→ INFORMATION SUPPLIED
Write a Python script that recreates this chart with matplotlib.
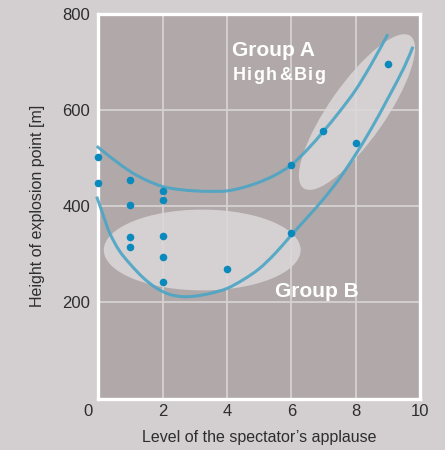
import matplotlib
matplotlib.use("Agg")
import matplotlib.pyplot as plt
from matplotlib.patches import Ellipse, PathPatch
from matplotlib.path import Path
import matplotlib.transforms as mtransforms

plt.rcParams['font.family'] = ['Liberation Sans', 'DejaVu Sans']

# ---- data ----
x_points = [0, 0, 1, 1, 1, 1, 2, 2, 2, 2, 2, 4, 6, 6, 7, 8, 9]
y_points = [503, 448, 455, 403, 337, 316, 432, 413, 338, 294, 242, 270, 486, 345, 557, 532, 695]

upper_x = [-0.05, 0.25, 0.5, 1.0, 1.5, 2.0, 2.5, 3.0, 3.5, 4.0, 4.5, 5.0, 5.5, 6.0, 6.5, 7.0, 7.5, 8.0, 8.5, 9.0]
upper_y = [525, 509, 496, 472, 454, 441, 435, 432, 431, 432, 439, 450, 465, 486, 518, 556, 597, 642, 697, 758]

lower_x = [-0.05, 0.15, 0.35, 0.65, 1.0, 1.4, 1.8, 2.2, 2.6, 3.0, 3.5, 4.0, 4.5, 5.0, 5.5, 6.0, 6.5, 7.0, 7.5, 8.0, 8.5, 9.0, 9.5, 9.78]
lower_y = [420, 382, 345, 308, 279, 251, 230, 217, 212, 213, 219, 229, 247, 270, 302, 340, 377, 415, 458, 508, 563, 624, 688, 732]

x_ticks = [0, 2, 4, 6, 8, 10]
y_ticks = [200, 400, 600, 800]
x_label = "Level of the spectator\u2019s applause"
y_label = "Height of explosion point [m]"

# ---- style ----
OUTER = '#d3cecf'
INNER = '#b1a9a9'
GRID = '#d6d2d2'
ELL = '#dcd8d9'
DOT = '#0a89bd'
LINE = '#4ba5c5'
TXT = '#2e2e2e'


def smooth_path(xs, ys):
    """Catmull-Rom through the given points, drawn as cubic Bezier segments."""
    pts = list(zip(xs, ys))
    n = len(pts)
    verts = [pts[0]]
    codes = [Path.MOVETO]
    for i in range(n - 1):
        p0 = pts[i - 1] if i > 0 else pts[i]
        p1 = pts[i]
        p2 = pts[i + 1]
        p3 = pts[i + 2] if i + 2 < n else pts[i + 1]
        c1 = (p1[0] + (p2[0] - p0[0]) / 6, p1[1] + (p2[1] - p0[1]) / 6)
        c2 = (p2[0] - (p3[0] - p1[0]) / 6, p2[1] - (p3[1] - p1[1]) / 6)
        verts += [c1, c2, p2]
        codes += [Path.CURVE4] * 3
    return Path(verts, codes)


fig = plt.figure(figsize=(4.45, 4.5), dpi=100, facecolor=OUTER)
ax = fig.add_axes([0.2209, 0.1144, 0.9438 - 0.2209, 0.9689 - 0.1144])
ax.set_facecolor(INNER)
ax.set_xlim(0, 10)
ax.set_ylim(0, 800)

for s in ax.spines.values():
    s.set_color('white')
    s.set_linewidth(2.4)
    s.set_zorder(2.5)

ax.set_xticks(x_ticks)
ax.set_yticks(y_ticks)
ax.tick_params(length=0, labelsize=12, colors=TXT)
ax.tick_params(axis='x', pad=4)
ax.tick_params(axis='y', pad=6)
for v in [2, 4, 6, 8]:
    ax.axvline(v, color=GRID, lw=1.3, zorder=0.5)
for v in [200, 400, 600]:
    ax.axhline(v, color=GRID, lw=1.3, zorder=0.5)

lbl0 = ax.get_xticklabels()[0]
lbl0.set_transform(lbl0.get_transform() + mtransforms.ScaledTranslation(-10/100, 0, fig.dpi_scale_trans))

ax.set_xlabel(x_label, fontsize=11.5, color=TXT, labelpad=8)
ax.set_ylabel(y_label, fontsize=11.5, color=TXT, labelpad=12)

# Group B ellipse
ax.add_patch(Ellipse((3.23, 309), 6.12, 168, facecolor=ELL, edgecolor='none', alpha=0.85, zorder=1))
# Group A ellipse (rotated, size in pixels)
tA = mtransforms.Affine2D() + mtransforms.ScaledTranslation(8.04, 596, ax.transData)
ax.add_patch(Ellipse((0, 0), 2 * 93, 2 * 28, angle=55, transform=tA,
                     facecolor=ELL, edgecolor='none', alpha=0.85, zorder=1))

for xs, ys in [(upper_x, upper_y), (lower_x, lower_y)]:
    ax.add_patch(PathPatch(smooth_path(xs, ys), facecolor='none', edgecolor=LINE,
                           lw=2.2, alpha=0.9, zorder=3, clip_on=False, capstyle='butt'))
ax.scatter(x_points, y_points, s=30, color=DOT, zorder=4, clip_on=False, linewidths=0)

ax.text(4.17, 712, "Group A", fontsize=15, fontweight='bold', color='white', va='baseline', zorder=5)
ax.text(5.5, 212, "Group B", fontsize=15, fontweight='bold', color='white', va='baseline', zorder=5)

r = fig.canvas.get_renderer()
x0, y0 = ax.transData.transform((4.17, 663))
cur = x0
for ch in "High&Big":
    t = fig.text(cur, y0, ch, transform=mtransforms.IdentityTransform(), fontsize=13,
                 fontweight='bold', color='white', va='baseline', zorder=5)
    bb = t.get_window_extent(r)
    cur = bb.x1 + 1.6

fig.savefig("out.png", dpi=100, facecolor=OUTER)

→ SHORT EXERCISE
Everything from the first line of the listing above through the line that contains "of explosion point" is to be restated word for word, minus the pictures.

→ IN RESPONSE
Write a Python script that recreates this chart with matplotlib.
import matplotlib
matplotlib.use("Agg")
import matplotlib.pyplot as plt
from matplotlib.patches import Ellipse, PathPatch
from matplotlib.path import Path
import matplotlib.transforms as mtransforms

plt.rcParams['font.family'] = ['Liberation Sans', 'DejaVu Sans']

# ---- data ----
x_points = [0, 0, 1, 1, 1, 1, 2, 2, 2, 2, 2, 4, 6, 6, 7, 8, 9]
y_points = [503, 448, 455, 403, 337, 316, 432, 413, 338, 294, 242, 270, 486, 345, 557, 532, 695]

upper_x = [-0.05, 0.25, 0.5, 1.0, 1.5, 2.0, 2.5, 3.0, 3.5, 4.0, 4.5, 5.0, 5.5, 6.0, 6.5, 7.0, 7.5, 8.0, 8.5, 9.0]
upper_y = [525, 509, 496, 472, 454, 441, 435, 432, 431, 432, 439, 450, 465, 486, 518, 556, 597, 642, 697, 758]

lower_x = [-0.05, 0.15, 0.35, 0.65, 1.0, 1.4, 1.8, 2.2, 2.6, 3.0, 3.5, 4.0, 4.5, 5.0, 5.5, 6.0, 6.5, 7.0, 7.5, 8.0, 8.5, 9.0, 9.5, 9.78]
lower_y = [420, 382, 345, 308, 279, 251, 230, 217, 212, 213, 219, 229, 247, 270, 302, 340, 377, 415, 458, 508, 563, 624, 688, 732]

x_ticks = [0, 2, 4, 6, 8, 10]
y_ticks = [200, 400, 600, 800]
x_label = "Level of the spectator\u2019s applause"
y_label = "Height of explosion point [m]"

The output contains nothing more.